I had had no idea stories could do stuff like this.
I’ve always considered myself incredibly lucky (the “chance” thing again) that I discovered those collections when I did. Heinlein was great, but novels devoted to blasting through space and discovering planets infested with multieyed monsters didn’t have all that much to say to me, and that was what most of the science-fiction novels in my library were about. And the movies were even worse. (We were still years away from Star Wars.)

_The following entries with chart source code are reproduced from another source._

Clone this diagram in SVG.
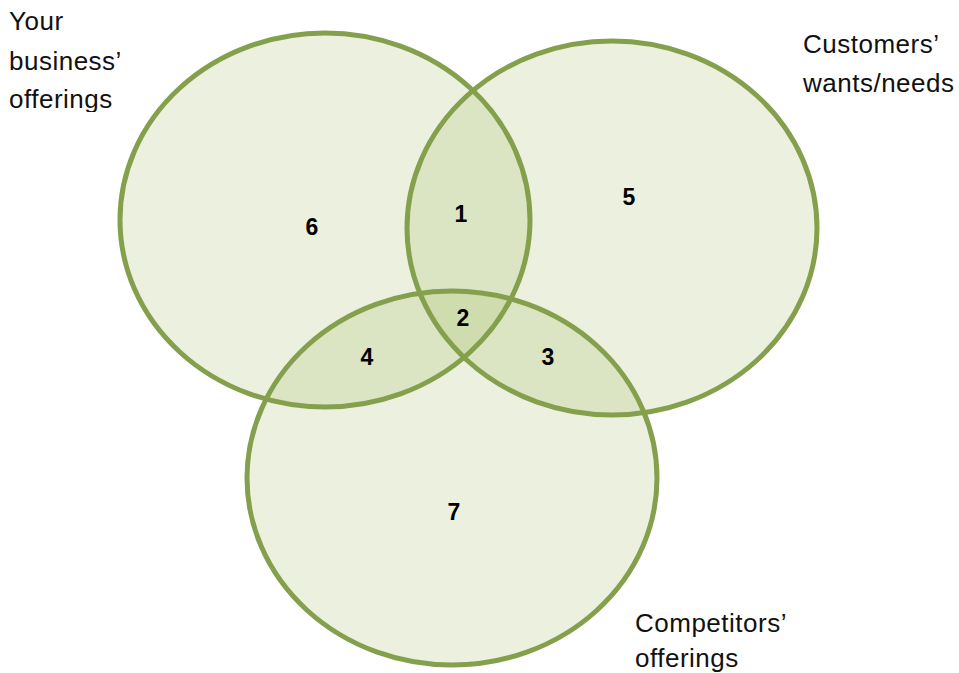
<svg xmlns="http://www.w3.org/2000/svg" width="959" height="673" viewBox="0 0 959 673">
  <style>
    .fill { fill: #9bbb59; fill-opacity: 0.2; stroke: none; }
    .ring { fill: none; stroke: #84a04c; stroke-width: 5; }
    .label { font-family: "Liberation Sans", Arial, sans-serif; font-size: 26px; letter-spacing: 0.5px; fill: #111; }
    .num { font-family: "Liberation Sans", Arial, sans-serif; font-size: 23px; font-weight: bold; fill: #000; text-anchor: middle; }
  </style>
  <defs>
    <clipPath id="topLeftClip">
      <rect x="0" y="0" width="300" height="112"/>
    </clipPath>
  </defs>
  <rect width="959" height="673" fill="#fff"/>

  <!-- translucent set fills, overlaps darken -->
  <g id="fills">
    <ellipse class="fill" cx="325" cy="220" rx="205" ry="187"/>
    <ellipse class="fill" cx="612" cy="228" rx="205" ry="187"/>
    <ellipse class="fill" cx="452" cy="478" rx="205" ry="187"/>
  </g>

  <!-- set outlines -->
  <g id="business">
    <ellipse class="ring" cx="325" cy="220" rx="205" ry="187"/>
    <text class="label" clip-path="url(#topLeftClip)"><tspan x="9" y="30">Your</tspan><tspan x="9" y="70">business’</tspan><tspan x="9" y="108">offerings</tspan></text>
  </g>
  <g id="customers">
    <ellipse class="ring" cx="612" cy="228" rx="205" ry="187"/>
    <text class="label"><tspan x="803" y="53">Customers’</tspan><tspan x="803" y="92">wants/needs</tspan></text>
  </g>
  <g id="competitors">
    <ellipse class="ring" cx="452" cy="478" rx="205" ry="187"/>
    <text class="label"><tspan x="635" y="632">Competitors’</tspan><tspan x="635" y="667">offerings</tspan></text>
  </g>

  <!-- region numbers -->
  <g id="regions">
    <text class="num" x="461" y="222">1</text>
    <text class="num" x="463" y="326">2</text>
    <text class="num" x="548" y="365">3</text>
    <text class="num" x="367" y="365">4</text>
    <text class="num" x="629" y="205">5</text>
    <text class="num" x="312" y="235">6</text>
    <text class="num" x="454" y="520">7</text>
  </g>
</svg>
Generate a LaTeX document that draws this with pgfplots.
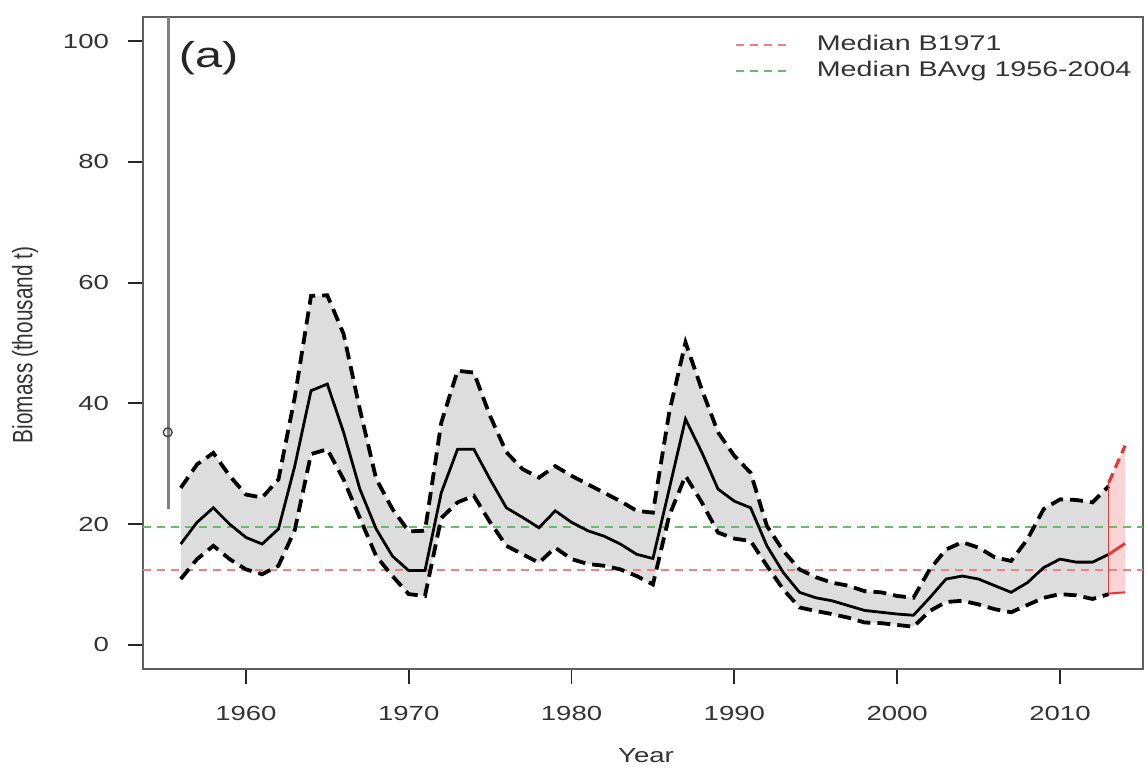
\documentclass[border=0pt]{standalone}
\usepackage{fontspec}
\setmainfont{Liberation Sans}[FakeStretch=1.35]
\newfontfamily\plainsans{Liberation Sans}
\usepackage{graphicx}
\usepackage{pgfplots}
\usepackage{pgfplotstable}
\pgfplotsset{compat=1.18}

\definecolor{bandgray}{RGB}{221,221,221}
\definecolor{refred}{RGB}{236,130,130}
\definecolor{refgreen}{RGB}{95,196,95}
\definecolor{projred}{RGB}{230,55,55}
\definecolor{projfill}{RGB}{250,212,212}
\definecolor{boxgray}{RGB}{95,95,95}

% Estimated biomass (thousand t): lower bound, median, upper bound
\pgfplotstableread{
year lo   med  hi
1956 10.9 16.7 26.0
1957 14.2 20.3 29.9
1958 16.4 22.7 31.8
1959 14.2 20.0 28.0
1960 12.5 17.8 24.9
1961 11.7 16.7 24.4
1962 13.1 19.2 27.4
1963 19.0 29.6 41.0
1964 31.6 42.1 57.8
1965 32.4 43.2 57.9
1966 27.4 35.2 51.5
1967 21.0 25.8 39.0
1968 14.7 19.2 27.5
1969 11.4 14.7 22.5
1970 8.4  12.3 18.8
1971 8.1  12.3 18.9
1972 21.0 25.2 36.8
1973 23.6 32.4 45.4
1974 24.7 32.4 45.1
1975 20.3 27.4 37.9
1976 16.4 22.7 31.9
1977 15.0 21.1 29.1
1978 13.6 19.4 27.7
1979 16.1 22.2 29.6
1980 14.2 20.3 28.0
1981 13.4 18.9 26.6
1982 13.1 18.0 25.2
1983 12.5 16.7 23.8
1984 11.4 15.0 22.2
1985 10.0 14.3 21.9
1986 21.4 25.8 38.5
1987 28.0 37.4 50.1
1988 23.6 31.9 42.3
1989 18.6 25.8 35.2
1990 17.6 23.8 31.3
1991 17.2 22.7 28.5
1992 13.1 16.4 19.7
1993 9.2  12.0 15.6
1994 6.2  8.7  12.5
1995 5.6  7.8  11.2
1996 5.1  7.3  10.3
1997 4.5  6.5  9.8
1998 3.7  5.7  8.9
1999 3.6  5.4  8.7
2000 3.3  5.1  8.1
2001 3.0  4.9  7.8
2002 5.6  7.8  12.5
2003 7.1  10.9 15.8
2004 7.3  11.4 17.0
2005 6.7  10.9 16.1
2006 5.9  9.8  14.5
2007 5.4  8.7  13.9
2008 6.6  10.3 17.5
2009 7.8  12.8 22.5
2010 8.4  14.2 24.1
2011 8.2  13.7 24.0
2012 7.6  13.7 23.6
2013 8.4  15.0 26.3
}\biomass

% Outline of the uncertainty band: upper bound forward, lower bound back
\pgfplotstableread{
year b
1956 26.0
1957 29.9
1958 31.8
1959 28.0
1960 24.9
1961 24.4
1962 27.4
1963 41.0
1964 57.8
1965 57.9
1966 51.5
1967 39.0
1968 27.5
1969 22.5
1970 18.8
1971 18.9
1972 36.8
1973 45.4
1974 45.1
1975 37.9
1976 31.9
1977 29.1
1978 27.7
1979 29.6
1980 28.0
1981 26.6
1982 25.2
1983 23.8
1984 22.2
1985 21.9
1986 38.5
1987 50.1
1988 42.3
1989 35.2
1990 31.3
1991 28.5
1992 19.7
1993 15.6
1994 12.5
1995 11.2
1996 10.3
1997 9.8
1998 8.9
1999 8.7
2000 8.1
2001 7.8
2002 12.5
2003 15.8
2004 17.0
2005 16.1
2006 14.5
2007 13.9
2008 17.5
2009 22.5
2010 24.1
2011 24.0
2012 23.6
2013 26.3
2013 8.4
2012 7.6
2011 8.2
2010 8.4
2009 7.8
2008 6.6
2007 5.4
2006 5.9
2005 6.7
2004 7.3
2003 7.1
2002 5.6
2001 3.0
2000 3.3
1999 3.6
1998 3.7
1997 4.5
1996 5.1
1995 5.6
1994 6.2
1993 9.2
1992 13.1
1991 17.2
1990 17.6
1989 18.6
1988 23.6
1987 28.0
1986 21.4
1985 10.0
1984 11.4
1983 12.5
1982 13.1
1981 13.4
1980 14.2
1979 16.1
1978 13.6
1977 15.0
1976 16.4
1975 20.3
1974 24.7
1973 23.6
1972 21.0
1971 8.1
1970 8.4
1969 11.4
1968 14.7
1967 21.0
1966 27.4
1965 32.4
1964 31.6
1963 19.0
1962 13.1
1961 11.7
1960 12.5
1959 14.2
1958 16.4
1957 14.2
1956 10.9
}\band

% One-year projection
\pgfplotstableread{
year lo  med  hi
2013 8.5 15.0 26.9
2014 8.7 16.8 33.0
}\projection

\begin{document}
\begin{tikzpicture}
\useasboundingbox (0,0) rectangle (573.5pt,383.5pt);
\begin{axis}[
  at={(71.5pt,49pt)}, anchor=south west,
  scale only axis, width=500pt, height=326pt,
  xmin=1953.68, xmax=2015.1, ymin=-4, ymax=104,
  xtick={1960,1970,...,2010}, ytick={0,20,...,100},
  xtick pos=bottom, ytick pos=left,
  tick align=outside, major tick length=7.5pt,
  tick style={black!85, line width=0.9pt},
  axis line style={boxgray, line width=0.9pt},
  /pgf/number format/assume math mode=true,
  x tick label style={/pgf/number format/1000 sep={}, yshift=-7.5pt},
  y tick label style={xshift=-6pt},
  tick label style={font=\fontsize{10.2}{12}\selectfont, text=black!80},
  xlabel={Year},
  ylabel={\scalebox{1}[1.35]{\plainsans\fontsize{10.4}{12}\selectfont Biomass (thousand t)}},
  every axis x label/.style={at={(axis description cs:0.503,-0.133)}, anchor=center, font=\fontsize{10.2}{12}\selectfont, text=black!80},
  every axis y label/.style={at={(axis description cs:-0.118,0.497)}, anchor=center, rotate=90, text=black!80},
  legend cell align=left,
  legend image code/.code={\draw[#1] (0pt,0pt) -- (27.5pt,0pt);},
  legend style={at={(0.592,0.973)}, anchor=north west, draw=none, fill=none,
    font=\fontsize{10.6}{12}\selectfont, text=black!80, inner sep=0pt,
    /tikz/row sep=3pt, /tikz/column sep=12.5pt,
    nodes={inner sep=0pt, text height=7.6pt, text depth=2.4pt}},
]
% shaded uncertainty band and projection band
\addplot[fill=bandgray, draw=none, forget plot] table[x=year,y=b]{\band} -- cycle;
\addplot[fill=projfill, draw=none, forget plot] coordinates {(2013,26.9) (2014,33.0) (2014,8.7) (2013,8.5)} -- cycle;

% reference levels
\addplot[refred, line width=0.75pt, dash pattern=on 4pt off 3pt] coordinates {(1953.68,12.4) (2015.1,12.4)};
\addlegendentry{Median B1971}
\addplot[refgreen, line width=0.75pt, dash pattern=on 4pt off 3pt] coordinates {(1953.68,19.5) (2015.1,19.5)};
\addlegendentry{Median BAvg 1956-2004}

% bounds and median
\addplot[black, line width=1.9pt, dash pattern=on 6.5pt off 3.5pt, forget plot] table[x=year,y=hi]{\biomass};
\addplot[black, line width=1.9pt, dash pattern=on 6.5pt off 3.5pt, forget plot] table[x=year,y=lo]{\biomass};
\addplot[black, line width=1.4pt, forget plot] table[x=year,y=med]{\biomass};

% projection
\addplot[projred, line width=0.6pt, forget plot] coordinates {(2013,8.5) (2013,26.9)};
\addplot[projred, line width=1.4pt, forget plot] table[x=year,y=med]{\projection};
\addplot[projred, line width=1.0pt, forget plot] table[x=year,y=lo]{\projection};
\addplot[projred, line width=1.6pt, dash pattern=on 5pt off 3pt, forget plot] table[x=year,y=hi]{\projection};

% initial value with its interval
\addplot[black!50, line width=1.1pt, forget plot] coordinates {(1955.25,22.5) (1955.25,104)};
\addplot[only marks, mark=o, mark size=2.2pt, black!75, mark options={fill=white, line width=0.7pt}, forget plot] coordinates {(1955.2,35.2)};

\node[anchor=west, font=\fontsize{18}{20}\selectfont, text=black!85] at (axis cs:1955.45,97.1) {(a)};
\end{axis}
\end{tikzpicture}
\end{document}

With only Daring Rangers of the Sky to read and Attack from Venus to watch, my infatuation with science fiction might have proved shortlived. But through the brilliance of Bob Shaw and Philip K. Dick and all those other writers, I’d glimpsed what science fiction could be. So I kept reading, discovering Samuel R. Delany and J. G. Ballard and James Tiptree, Jr., and Howard Waldrop and a host of other brilliant writers, and falling more and more in love with the field. And I started writing stories of my own.
Well, maybe not entirely my own. When I look back at “A Letter from the Clearys,” I can see how much it owes to Ward Moore’s “Lot.” When I reread “Fire Watch,” I see the impact of Heinlein and his hapless heroes on me, and in “Even the Queen” and “At the Rialto” the infl uence of his breezy style and bantering characters.
But it’s not just those two authors. They all influenced me. They taught me all sorts of techniques I could use in my stories – the onionlike layered revelations of Daniel Keyes, the understated ironies of Kit Reed, the multiple meanings Shirley Jackson could cram into a single line of dialogue. More important, they showed me that a story didn’t have to be all fl ash and pyrotechnics (though they taught me how to do that, too). They showed me that stories could be told simply and straightforwardly – and have hidden depths.